Atwood goes back to Gilead.

The Handmaid’s Tale (1985), consistently regarded as a masterpiece of 20th-century literature, has gained new attention in recent years with the success of the Hulu series as well as fresh appreciation from readers who feel like this story has new relevance in America’s current political climate. Atwood herself has spoken about how news headlines have made her dystopian fiction seem eerily plausible, and it’s not difficult to imagine her wanting to revisit Gilead as the TV show has sped past where her narrative ended. Like the novel that preceded it, this sequel is presented as found documents—first-person accounts of life inside a misogynistic theocracy from three informants. There is Agnes Jemima, a girl who rejects the marriage her family arranges for her but still has faith in God and Gilead.
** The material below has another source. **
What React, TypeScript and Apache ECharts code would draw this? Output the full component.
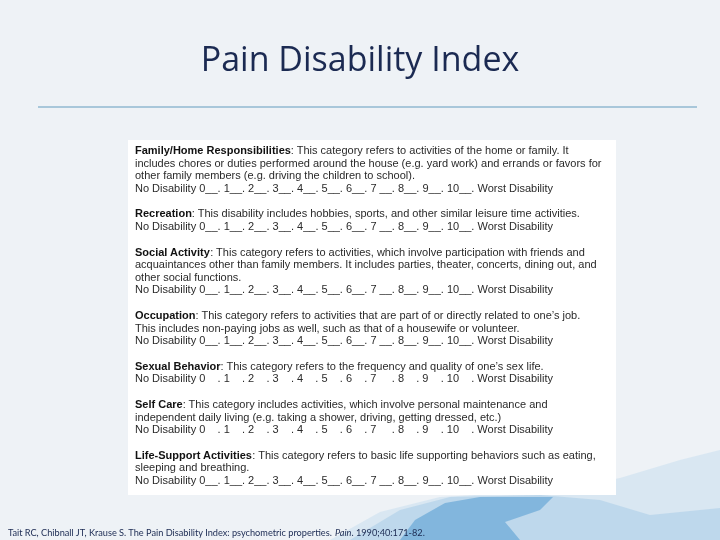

There’s Daisy, who learns on her 16th birthday that her whole life has been a lie. And there's Aunt Lydia, the woman responsible for turning women into Handmaids. This approach gives readers insight into different aspects of life inside and outside Gilead, but it also leads to a book that sometimes feels overstuffed. The Handmaid’s Tale combined exquisite lyricism with a powerful sense of urgency, as if a thoughtful, perceptive woman was racing against time to give witness to her experience. That narrator hinted at more than she said; Atwood seemed to trust readers to fill in the gaps. This dynamic created an atmosphere of intimacy. However curious we might be about Gilead and the resistance operating outside that country, what we learn here is that what Atwood left unsaid in the first novel generated more horror and outrage than explicit detail can. And the more we get to know Agnes, Daisy, and Aunt Lydia, the less convincing they become. It’s hard, of course, to compete with a beloved classic, so maybe the best way to read this new book is to forget about The Handmaid’s Tale and enjoy it as an artful feminist thriller.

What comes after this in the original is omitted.